The Page's lawyer, Lori Alvino-McGill, said in a statement Wednesday that the family is willing to take the case to the U.S. Supreme Court to fight "a terribly misguided interpretation of a federal law that was designed to keep families together, not tear them apart."
"The result here is all the more senseless because placing Lexi with her non-Indian extended family members does nothing to further ICWA's purpose of keeping children connected to their tribes," McGill said.
"That law needs to be repealed or repaired," Rusty Page said.
But the National Indian Child Welfare Association and the Choctaw Nation argue that the Indian Child Welfare Act is facilitating Lexi's reunion with her relatives.
"As with most foster placements, where reunification with siblings and family is the stated objective, the Page family understood her placement was to be temporary," the National Indian Child Welfare Association said in a statement Tuesday.
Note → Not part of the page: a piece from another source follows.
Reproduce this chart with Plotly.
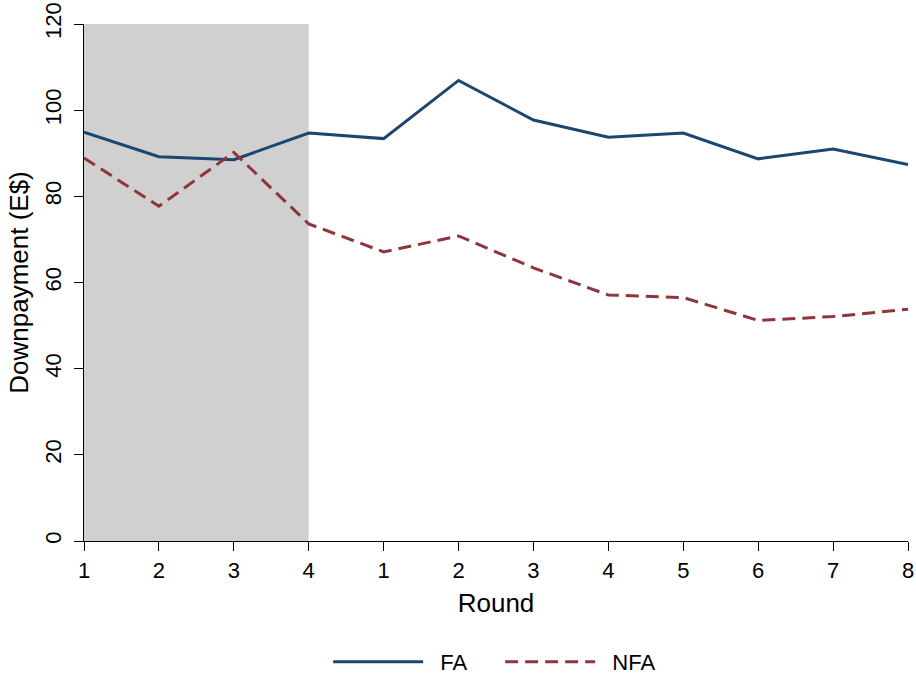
import plotly.graph_objects as go

tick_labels = ["1", "2", "3", "4", "1", "2", "3", "4", "5", "6", "7", "8"]
positions = list(range(len(tick_labels)))
fa = [94.9, 89.2, 88.5, 94.7, 93.4, 106.9, 97.7, 93.7, 94.7, 88.7, 91.0, 87.4]
nfa = [88.9, 77.7, 90.2, 73.6, 67.1, 70.8, 63.4, 57.1, 56.5, 51.2, 52.1, 53.8]
practice_end = 3
y_ticks = [0, 20, 40, 60, 80, 100, 120]

font = "Liberation Sans, Arial, sans-serif"

fig = go.Figure()
fig.add_shape(type="rect", xref="x", yref="y", x0=0, x1=practice_end, y0=0, y1=120,
              fillcolor="#d0d0d0", line_width=0, layer="below")
fig.add_trace(go.Scatter(x=positions, y=fa, mode="lines", name="  FA",
                         line=dict(color="#1a476f", width=3)))
fig.add_trace(go.Scatter(x=positions, y=nfa, mode="lines", name="  NFA",
                         line=dict(color="#90353b", width=3, dash="13px,7px")))

fig.update_layout(
    width=916, height=677,
    margin=dict(l=84, r=8, t=24, b=136, autoexpand=False),
    paper_bgcolor="white", plot_bgcolor="white",
    font=dict(family=font, size=22, color="black"),
    showlegend=True,
    legend=dict(orientation="h", x=0.505, xanchor="center", y=-0.234, yanchor="middle",
                itemwidth=90, entrywidth=67, entrywidthmode="pixels",
                font=dict(size=22)),
)
fig.update_xaxes(range=[0, 11], tickvals=positions, ticktext=tick_labels,
                 automargin=False, tickfont=dict(size=22),
                 showgrid=False, zeroline=False, showline=True, linecolor="black",
                 linewidth=1.2, ticks="outside", ticklen=9, tickcolor="black",
                 title=dict(text="Round", standoff=12))
fig.update_yaxes(range=[0, 120], tickvals=y_ticks, tickangle=-90,
                 automargin=False, tickfont=dict(size=22), ticklabelstandoff=4,
                 showgrid=False, zeroline=False, showline=True, linecolor="black",
                 linewidth=1.2, ticks="outside", ticklen=9, tickcolor="black",
                 title=dict(text="Downpayment (E$)", standoff=4))

post = ("document.body.style.margin='0';document.body.style.overflow='hidden';"
        "Plotly.Plots.resize(document.getElementById('{plot_id}'));")
fig.write_html("out.html", post_script=post, config={"displayModeBar": False})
Rusty and Summer Page say Lexi's 1-year-old half-sister lives with the Utah family.
"Her family will provide her a safe, stable and nurturing home to grow up with her sisters and to have contact with her extensive extended family," the Choctaw Nation said.
Philip Browning, the director of Los Angeles County's Department of Children and Family Services, also said its priority is to place children with a relative, if possible, as well as uphold the court's orders.
"We operate in a country of laws and we have a responsibility to comply with a judicial order, and so it's not within my ability or authority to overrule a court," Browning said.
But the Pages are prepared to fight the ruling.
Summer Page said her three children "keep asking: What's going on? Why did she have to go? Why did they take her?"
"And I don't really have a good enough answer," she said. "There isn't one."
Page added that she's anxiously waiting to hear if the California Supreme Court will take on the case.
Areva Martin, a legal analyst who focuses on children's issues, said on TODAY that she thinks the Page's have "a very strong case."
"The extended family members in Utah are not affiliated with the Choctaw tribe ... so in some ways the purpose of this law is not being effectuated by this placement with the family in Utah. Martin said.
"Is there an exception on the (Indian Child Welfare Act) that allows for placement with the Pages when there's been a determination that would be in Lexi's best interest?" Martin added. "That's what the Page family is hoping that the California Supreme Court or some appellate level court will decide."